Pahrump has some serious horseshoe players in the valley. Players play at Petrack Park. The park has six pits that actually have some shade on them, which makes it the only pit in the state with shade. The Pahrump horseshoe players are growing in numbers and just had a National tourney at the park on July 12.
The valley horseshoe pitchers are now gearing up for state in Hawthorne, Nevada on August 23. There will be a little warm-up tournament on August 16 at the park prior to state, and the veteran players hope to attract some new members to the fold.
Mike Norton is a local player that has been working hard to get more sanctioned players out in the Pahrump Valley. He is always saying that the more players the better. The small group of horseshoe players he said are always willing to teach new players.
Kim Bradshaw is the latest player to take up the game and she said all the people over at Petrack Park at the horseshoe pits have been really nice about teaching her and giving her advice. Bradshaw hopes that more people will come join them, especially women.
“Mike Doc and Don got me into this. I just met these guys at the park and the desire to compete and the game kept me coming back for more. I just went to the park and saw their sign. I hung out and asked question and just started coming out more and more,” Bradshaw said. “Men always played horseshoes when I was growing up and you didn’t see women play that often. Now at the park we don’t care who comes out. I have seen four different women come out, but it needs to be more consistent.”
Bradshaw said the sport of horseshoes can grow just by building more pits. It’s a “build it and they will come” type situation. “If we got more pits out here, we could have the state championships here as well as bigger tournaments. People do play it out here, but they just don’t play the game as an organized sport. They do it at picnics and who wants to go pitch horseshoes on a Saturday afternoon in the summer when it’s 110 degrees? Of course our pits have shade and that’s nice,” Bradshaw remarked.

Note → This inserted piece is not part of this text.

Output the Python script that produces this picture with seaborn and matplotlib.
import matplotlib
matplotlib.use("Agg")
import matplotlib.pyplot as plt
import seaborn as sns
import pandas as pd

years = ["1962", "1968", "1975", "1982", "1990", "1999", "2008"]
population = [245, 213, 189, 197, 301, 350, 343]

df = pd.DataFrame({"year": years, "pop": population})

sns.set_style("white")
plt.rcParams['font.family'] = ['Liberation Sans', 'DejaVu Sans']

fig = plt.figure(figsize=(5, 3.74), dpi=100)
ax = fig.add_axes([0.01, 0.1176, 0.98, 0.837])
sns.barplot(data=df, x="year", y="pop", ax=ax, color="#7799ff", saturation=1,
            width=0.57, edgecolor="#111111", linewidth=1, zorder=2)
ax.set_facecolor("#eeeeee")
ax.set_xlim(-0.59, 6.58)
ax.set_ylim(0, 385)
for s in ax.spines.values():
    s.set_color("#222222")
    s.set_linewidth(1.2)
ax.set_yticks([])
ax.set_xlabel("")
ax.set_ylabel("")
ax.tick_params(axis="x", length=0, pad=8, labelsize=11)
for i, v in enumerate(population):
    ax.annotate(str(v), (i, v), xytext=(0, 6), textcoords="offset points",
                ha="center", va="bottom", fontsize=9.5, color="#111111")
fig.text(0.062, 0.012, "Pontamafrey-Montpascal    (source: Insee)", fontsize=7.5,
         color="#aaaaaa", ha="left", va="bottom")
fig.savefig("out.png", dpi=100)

Bradshaw believes Mike Norton is working hard to expand the amount of players in the valley. She said horseshoes does not matter if you are a male or female. Women do get to throw from the 30 foot line. If you are over 70, you can pitch from the 30 foot line. The men’s line is 40 feet.
Ask any player and they will tell you throwing horseshoes is exercise. “People would be surprised at the amount of exercise one gets playing shoes. You have to walk back and forth to get the shoes. If you don’t sit down and you’re throwing, then for two hours you will be walking back and forth. It’s mild exercise and good aerobics because it has you moving around. It does not take your breath away,” Bradshaw told the PVT.
Bradshaw has only been throwing for a year as a sanctioned player. “I am having a blast,” she said.
Bradshaw loves all sports, but has spent a lot of her life playing softball. She said she played a lot of softball in her younger years in Las Vegas and now that she is retired from the City of Las Vegas she plays with senior softball leagues.
The softball throwing has helped her with her horseshoe pitching.
“I pitched a little bit and I use the same motion. I have this little flip and it just slides in,” she explained.
Becoming a sanctioned player in the valley is quite simple. All one has to do is pay $26 and you’re in and after that it is just a matter of showing up at the sanctioned tournaments to get a percentage. All sanctioned players are ranked.
Bradshaw said the first thing one does as a sanctioned player is establish a percentage. This percentage is based on how many ringers you make out of 100 pitches. A ringer is when both ends of the shoe are past the stake and the shoe surrounds the stake. Players receive three points for ringers. “Getting a double ringer in horseshoes is just as good as hitting a home run,” Bradshaw said excitedly.
She said her pitching percentage is 34 percent. The pitching percentage is like the batting average of horseshoes. People near 50 percent are really good. The highest game she has ever pitched was 47 percent.
“A sanctioned tournament is the place where you get a percentage, so at the Pahrump Festival when anyone can get in we don’t do percentages,” she said. “In my last tournament I threw 45 percent game, a 17 percent game and my last game I pitched a 33 percent. I won that tournament in the ‘B’ Division. Since I have been playing horseshoes I have discovered that the game is me. It’s all about you and not a team.”
On September 28 at the Fall Festival there will be horseshoes. Locals pitch on Tuesday nights at 7 p.m. and most Saturdays at noon at the pits next to the pool in Petrack Park. If you need horseshoes there are always extras at the pits.